■ Records shown:
------------------------------------------------------------
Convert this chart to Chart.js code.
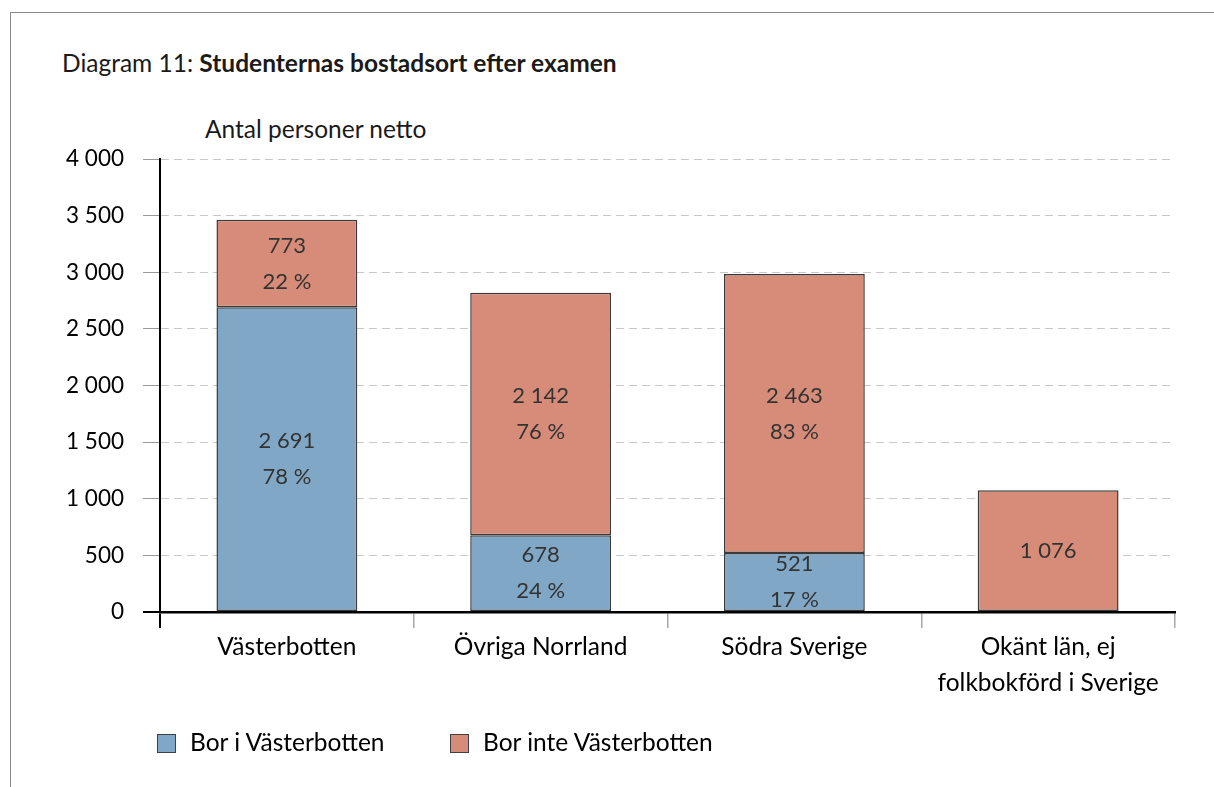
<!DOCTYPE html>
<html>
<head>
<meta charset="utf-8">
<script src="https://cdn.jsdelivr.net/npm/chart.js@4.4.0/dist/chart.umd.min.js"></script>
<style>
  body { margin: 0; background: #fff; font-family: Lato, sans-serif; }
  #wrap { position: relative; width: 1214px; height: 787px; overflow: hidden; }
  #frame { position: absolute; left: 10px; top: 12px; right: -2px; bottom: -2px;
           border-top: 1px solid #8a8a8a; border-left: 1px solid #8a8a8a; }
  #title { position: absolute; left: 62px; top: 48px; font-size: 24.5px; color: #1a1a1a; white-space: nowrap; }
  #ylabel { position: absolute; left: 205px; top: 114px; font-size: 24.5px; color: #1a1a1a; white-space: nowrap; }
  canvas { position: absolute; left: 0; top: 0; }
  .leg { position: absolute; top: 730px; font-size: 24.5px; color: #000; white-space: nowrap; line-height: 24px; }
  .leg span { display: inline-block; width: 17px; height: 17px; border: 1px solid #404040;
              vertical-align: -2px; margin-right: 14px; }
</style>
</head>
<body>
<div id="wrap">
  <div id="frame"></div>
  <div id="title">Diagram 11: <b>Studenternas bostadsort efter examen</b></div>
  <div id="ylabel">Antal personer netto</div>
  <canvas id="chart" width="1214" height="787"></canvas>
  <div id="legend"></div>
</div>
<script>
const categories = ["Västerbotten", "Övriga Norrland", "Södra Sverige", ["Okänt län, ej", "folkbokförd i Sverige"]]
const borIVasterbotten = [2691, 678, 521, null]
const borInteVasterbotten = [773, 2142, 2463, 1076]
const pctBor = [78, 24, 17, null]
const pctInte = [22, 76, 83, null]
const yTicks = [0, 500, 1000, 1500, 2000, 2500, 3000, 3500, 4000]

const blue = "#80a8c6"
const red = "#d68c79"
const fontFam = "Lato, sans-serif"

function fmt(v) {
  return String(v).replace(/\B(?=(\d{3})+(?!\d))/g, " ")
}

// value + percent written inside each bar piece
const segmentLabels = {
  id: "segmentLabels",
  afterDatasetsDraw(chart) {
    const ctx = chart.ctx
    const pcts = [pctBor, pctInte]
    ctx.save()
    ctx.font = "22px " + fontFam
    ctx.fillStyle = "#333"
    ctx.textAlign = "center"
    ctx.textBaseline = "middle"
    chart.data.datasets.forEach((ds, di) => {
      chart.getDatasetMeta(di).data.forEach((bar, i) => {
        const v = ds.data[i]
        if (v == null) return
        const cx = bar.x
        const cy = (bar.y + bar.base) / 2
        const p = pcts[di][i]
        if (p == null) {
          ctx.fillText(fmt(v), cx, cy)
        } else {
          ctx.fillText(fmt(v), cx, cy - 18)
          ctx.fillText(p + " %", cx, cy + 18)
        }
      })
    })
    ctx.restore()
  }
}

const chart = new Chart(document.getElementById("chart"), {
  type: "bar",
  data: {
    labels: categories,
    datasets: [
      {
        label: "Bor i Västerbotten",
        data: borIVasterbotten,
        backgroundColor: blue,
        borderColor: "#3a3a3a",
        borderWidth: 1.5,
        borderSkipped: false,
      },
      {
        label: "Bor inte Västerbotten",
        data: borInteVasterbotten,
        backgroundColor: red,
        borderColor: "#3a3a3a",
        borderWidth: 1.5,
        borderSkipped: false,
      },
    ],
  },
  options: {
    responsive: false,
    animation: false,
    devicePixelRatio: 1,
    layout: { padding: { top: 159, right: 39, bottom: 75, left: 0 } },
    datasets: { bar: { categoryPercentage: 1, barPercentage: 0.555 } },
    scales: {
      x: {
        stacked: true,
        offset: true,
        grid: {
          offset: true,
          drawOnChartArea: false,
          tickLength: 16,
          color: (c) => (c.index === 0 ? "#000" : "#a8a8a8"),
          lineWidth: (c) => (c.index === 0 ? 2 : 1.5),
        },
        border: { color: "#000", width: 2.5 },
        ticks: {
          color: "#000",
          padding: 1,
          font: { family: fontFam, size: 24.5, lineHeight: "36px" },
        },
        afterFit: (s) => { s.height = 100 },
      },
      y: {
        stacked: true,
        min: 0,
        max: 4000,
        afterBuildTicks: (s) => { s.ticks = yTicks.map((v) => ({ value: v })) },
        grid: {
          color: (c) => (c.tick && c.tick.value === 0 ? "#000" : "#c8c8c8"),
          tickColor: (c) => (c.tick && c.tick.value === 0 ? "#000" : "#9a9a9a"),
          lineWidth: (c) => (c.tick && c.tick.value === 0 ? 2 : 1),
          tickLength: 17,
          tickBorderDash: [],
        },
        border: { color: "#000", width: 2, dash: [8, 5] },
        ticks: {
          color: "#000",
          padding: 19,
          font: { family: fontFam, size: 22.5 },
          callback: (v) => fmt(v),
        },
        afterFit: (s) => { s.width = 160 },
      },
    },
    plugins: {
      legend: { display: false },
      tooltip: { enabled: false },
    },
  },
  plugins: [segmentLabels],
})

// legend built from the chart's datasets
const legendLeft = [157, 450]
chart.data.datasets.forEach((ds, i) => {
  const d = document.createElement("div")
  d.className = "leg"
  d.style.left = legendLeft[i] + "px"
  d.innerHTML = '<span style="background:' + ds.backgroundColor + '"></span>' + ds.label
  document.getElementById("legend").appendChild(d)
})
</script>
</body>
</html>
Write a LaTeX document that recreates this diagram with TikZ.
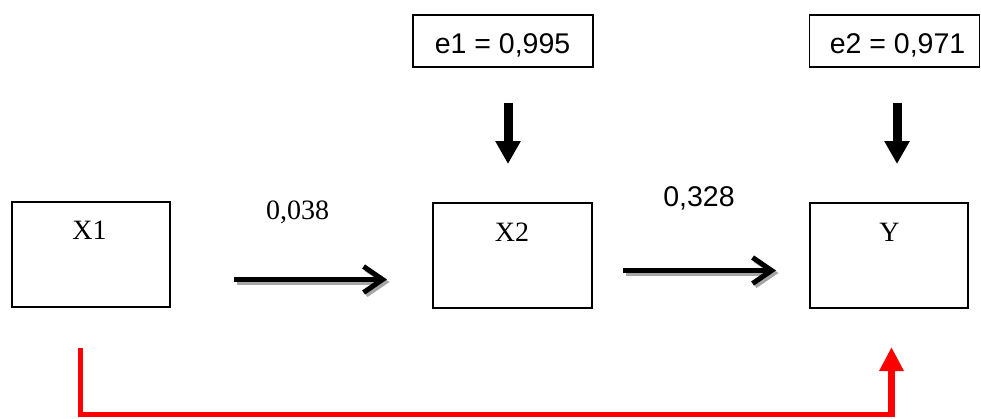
------------------------------------------------------------
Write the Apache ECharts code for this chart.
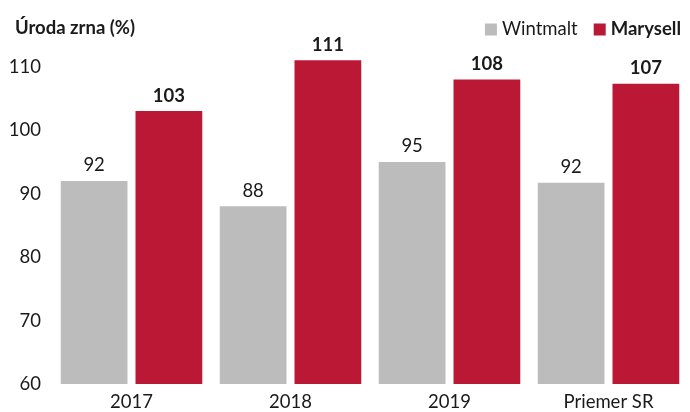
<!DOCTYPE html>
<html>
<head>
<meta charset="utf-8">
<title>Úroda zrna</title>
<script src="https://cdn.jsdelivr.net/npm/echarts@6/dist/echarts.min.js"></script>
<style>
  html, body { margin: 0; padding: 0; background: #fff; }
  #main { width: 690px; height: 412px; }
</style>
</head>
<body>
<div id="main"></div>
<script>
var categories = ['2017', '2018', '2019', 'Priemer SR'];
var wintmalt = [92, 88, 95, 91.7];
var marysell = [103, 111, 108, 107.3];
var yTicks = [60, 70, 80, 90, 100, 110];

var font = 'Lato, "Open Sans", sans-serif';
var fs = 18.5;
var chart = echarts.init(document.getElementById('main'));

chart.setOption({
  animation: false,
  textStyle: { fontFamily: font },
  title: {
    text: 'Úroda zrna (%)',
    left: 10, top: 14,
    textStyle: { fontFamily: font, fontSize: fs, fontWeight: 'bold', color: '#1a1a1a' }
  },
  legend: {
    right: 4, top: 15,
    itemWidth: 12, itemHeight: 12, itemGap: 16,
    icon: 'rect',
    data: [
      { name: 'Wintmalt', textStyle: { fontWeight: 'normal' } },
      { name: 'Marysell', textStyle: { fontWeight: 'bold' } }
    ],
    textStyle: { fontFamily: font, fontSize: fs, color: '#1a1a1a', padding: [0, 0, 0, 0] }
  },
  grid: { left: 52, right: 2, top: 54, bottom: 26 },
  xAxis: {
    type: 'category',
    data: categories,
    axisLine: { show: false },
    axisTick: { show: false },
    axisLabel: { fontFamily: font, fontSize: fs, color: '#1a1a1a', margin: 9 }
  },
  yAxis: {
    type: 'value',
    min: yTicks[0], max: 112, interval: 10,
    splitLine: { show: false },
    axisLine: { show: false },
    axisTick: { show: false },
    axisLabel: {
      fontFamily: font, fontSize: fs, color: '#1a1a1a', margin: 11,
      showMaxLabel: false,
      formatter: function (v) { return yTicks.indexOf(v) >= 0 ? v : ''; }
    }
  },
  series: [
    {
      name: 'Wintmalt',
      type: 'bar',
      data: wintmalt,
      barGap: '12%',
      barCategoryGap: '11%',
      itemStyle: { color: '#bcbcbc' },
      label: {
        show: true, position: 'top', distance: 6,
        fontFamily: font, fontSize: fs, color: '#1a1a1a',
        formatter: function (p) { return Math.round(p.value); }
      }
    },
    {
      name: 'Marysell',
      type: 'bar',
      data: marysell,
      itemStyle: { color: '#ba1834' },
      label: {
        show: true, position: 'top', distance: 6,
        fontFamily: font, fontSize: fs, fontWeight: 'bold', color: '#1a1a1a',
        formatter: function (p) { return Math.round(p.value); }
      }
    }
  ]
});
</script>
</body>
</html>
------------------------------------------------------------
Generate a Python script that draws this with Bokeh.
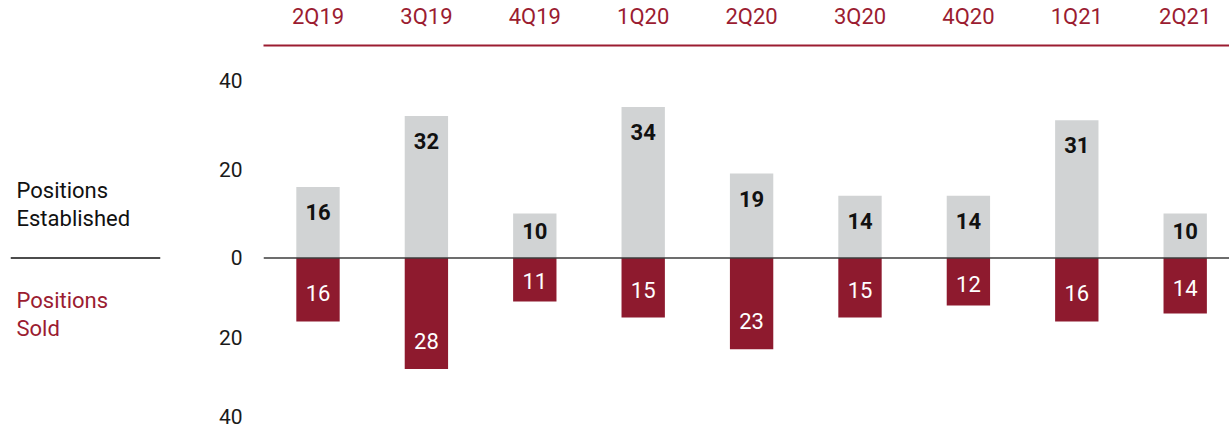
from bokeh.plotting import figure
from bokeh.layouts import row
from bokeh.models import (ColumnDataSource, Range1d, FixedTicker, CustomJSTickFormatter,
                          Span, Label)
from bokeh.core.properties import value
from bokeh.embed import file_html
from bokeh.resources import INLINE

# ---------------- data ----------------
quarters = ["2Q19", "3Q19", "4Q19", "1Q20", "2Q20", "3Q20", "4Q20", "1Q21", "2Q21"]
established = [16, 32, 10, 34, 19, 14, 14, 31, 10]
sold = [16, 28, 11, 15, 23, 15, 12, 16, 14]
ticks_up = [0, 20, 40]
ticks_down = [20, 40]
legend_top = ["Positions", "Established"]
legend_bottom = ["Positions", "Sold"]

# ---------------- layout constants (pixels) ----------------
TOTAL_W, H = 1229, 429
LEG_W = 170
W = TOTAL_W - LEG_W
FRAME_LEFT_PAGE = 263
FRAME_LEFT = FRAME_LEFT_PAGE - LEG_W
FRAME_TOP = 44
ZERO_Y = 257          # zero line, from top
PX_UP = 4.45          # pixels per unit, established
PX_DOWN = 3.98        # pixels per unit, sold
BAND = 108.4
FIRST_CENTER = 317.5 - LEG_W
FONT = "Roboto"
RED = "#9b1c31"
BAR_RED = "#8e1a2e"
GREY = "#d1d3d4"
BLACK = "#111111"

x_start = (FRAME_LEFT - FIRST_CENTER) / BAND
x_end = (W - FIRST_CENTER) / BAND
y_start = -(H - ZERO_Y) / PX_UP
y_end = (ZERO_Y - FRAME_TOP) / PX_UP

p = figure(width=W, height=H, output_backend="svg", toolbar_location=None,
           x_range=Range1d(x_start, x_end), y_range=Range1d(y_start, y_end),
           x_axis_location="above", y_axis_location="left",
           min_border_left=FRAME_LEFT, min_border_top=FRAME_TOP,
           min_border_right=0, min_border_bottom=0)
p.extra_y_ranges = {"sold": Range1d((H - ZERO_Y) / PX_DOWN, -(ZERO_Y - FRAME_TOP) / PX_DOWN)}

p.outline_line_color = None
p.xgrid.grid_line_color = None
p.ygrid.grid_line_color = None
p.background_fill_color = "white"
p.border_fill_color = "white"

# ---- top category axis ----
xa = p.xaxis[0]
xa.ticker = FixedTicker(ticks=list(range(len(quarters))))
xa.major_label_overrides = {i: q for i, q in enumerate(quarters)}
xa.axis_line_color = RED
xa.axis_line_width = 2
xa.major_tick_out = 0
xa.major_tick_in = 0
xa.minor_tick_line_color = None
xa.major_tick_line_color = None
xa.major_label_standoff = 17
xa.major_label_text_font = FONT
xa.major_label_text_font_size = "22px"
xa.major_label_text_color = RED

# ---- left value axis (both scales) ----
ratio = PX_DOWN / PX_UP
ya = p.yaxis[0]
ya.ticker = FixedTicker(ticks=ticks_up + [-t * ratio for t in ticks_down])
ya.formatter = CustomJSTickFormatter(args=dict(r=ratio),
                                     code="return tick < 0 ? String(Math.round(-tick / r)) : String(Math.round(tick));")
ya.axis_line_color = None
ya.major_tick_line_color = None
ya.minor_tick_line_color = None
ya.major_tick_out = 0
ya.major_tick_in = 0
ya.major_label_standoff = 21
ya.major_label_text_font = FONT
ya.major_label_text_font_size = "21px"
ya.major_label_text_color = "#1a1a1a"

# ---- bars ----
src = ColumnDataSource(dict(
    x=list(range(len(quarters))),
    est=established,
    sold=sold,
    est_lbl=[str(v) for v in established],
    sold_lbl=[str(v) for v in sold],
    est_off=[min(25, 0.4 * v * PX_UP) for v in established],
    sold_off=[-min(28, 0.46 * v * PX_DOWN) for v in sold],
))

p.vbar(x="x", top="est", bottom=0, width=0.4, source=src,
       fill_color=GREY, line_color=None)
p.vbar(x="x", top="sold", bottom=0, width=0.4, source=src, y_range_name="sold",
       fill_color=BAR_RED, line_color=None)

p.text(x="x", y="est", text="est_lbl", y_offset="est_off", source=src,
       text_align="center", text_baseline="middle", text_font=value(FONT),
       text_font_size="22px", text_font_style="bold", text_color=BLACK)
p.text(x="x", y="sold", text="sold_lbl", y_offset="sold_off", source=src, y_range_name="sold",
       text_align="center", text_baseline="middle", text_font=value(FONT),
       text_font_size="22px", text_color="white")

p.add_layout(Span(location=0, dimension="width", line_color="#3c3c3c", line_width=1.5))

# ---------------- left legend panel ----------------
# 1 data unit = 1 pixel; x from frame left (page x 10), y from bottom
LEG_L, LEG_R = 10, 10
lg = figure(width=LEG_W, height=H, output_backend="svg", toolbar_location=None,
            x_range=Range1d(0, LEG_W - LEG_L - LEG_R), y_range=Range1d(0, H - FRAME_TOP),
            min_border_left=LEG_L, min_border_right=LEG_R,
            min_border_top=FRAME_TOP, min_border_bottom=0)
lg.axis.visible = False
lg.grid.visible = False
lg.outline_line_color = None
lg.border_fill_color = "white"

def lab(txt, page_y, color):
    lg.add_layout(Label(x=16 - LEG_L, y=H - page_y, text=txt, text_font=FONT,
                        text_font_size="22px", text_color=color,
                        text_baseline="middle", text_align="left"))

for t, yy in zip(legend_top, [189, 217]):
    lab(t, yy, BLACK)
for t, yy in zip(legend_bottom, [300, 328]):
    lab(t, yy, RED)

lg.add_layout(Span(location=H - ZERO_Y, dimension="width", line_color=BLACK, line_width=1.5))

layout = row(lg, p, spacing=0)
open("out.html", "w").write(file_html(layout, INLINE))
------------------------------------------------------------
Above are some records; extract exactly the lines from the one containing "Write the Apache ECharts code for this chart." through the one containing "var chart = echarts.init(document.getElementById('main'));" and drop the pictures.

■ Solution to the problem:
Write the Apache ECharts code for this chart.
<!DOCTYPE html>
<html>
<head>
<meta charset="utf-8">
<title>Úroda zrna</title>
<script src="https://cdn.jsdelivr.net/npm/echarts@6/dist/echarts.min.js"></script>
<style>
  html, body { margin: 0; padding: 0; background: #fff; }
  #main { width: 690px; height: 412px; }
</style>
</head>
<body>
<div id="main"></div>
<script>
var categories = ['2017', '2018', '2019', 'Priemer SR'];
var wintmalt = [92, 88, 95, 91.7];
var marysell = [103, 111, 108, 107.3];
var yTicks = [60, 70, 80, 90, 100, 110];

var font = 'Lato, "Open Sans", sans-serif';
var fs = 18.5;
var chart = echarts.init(document.getElementById('main'));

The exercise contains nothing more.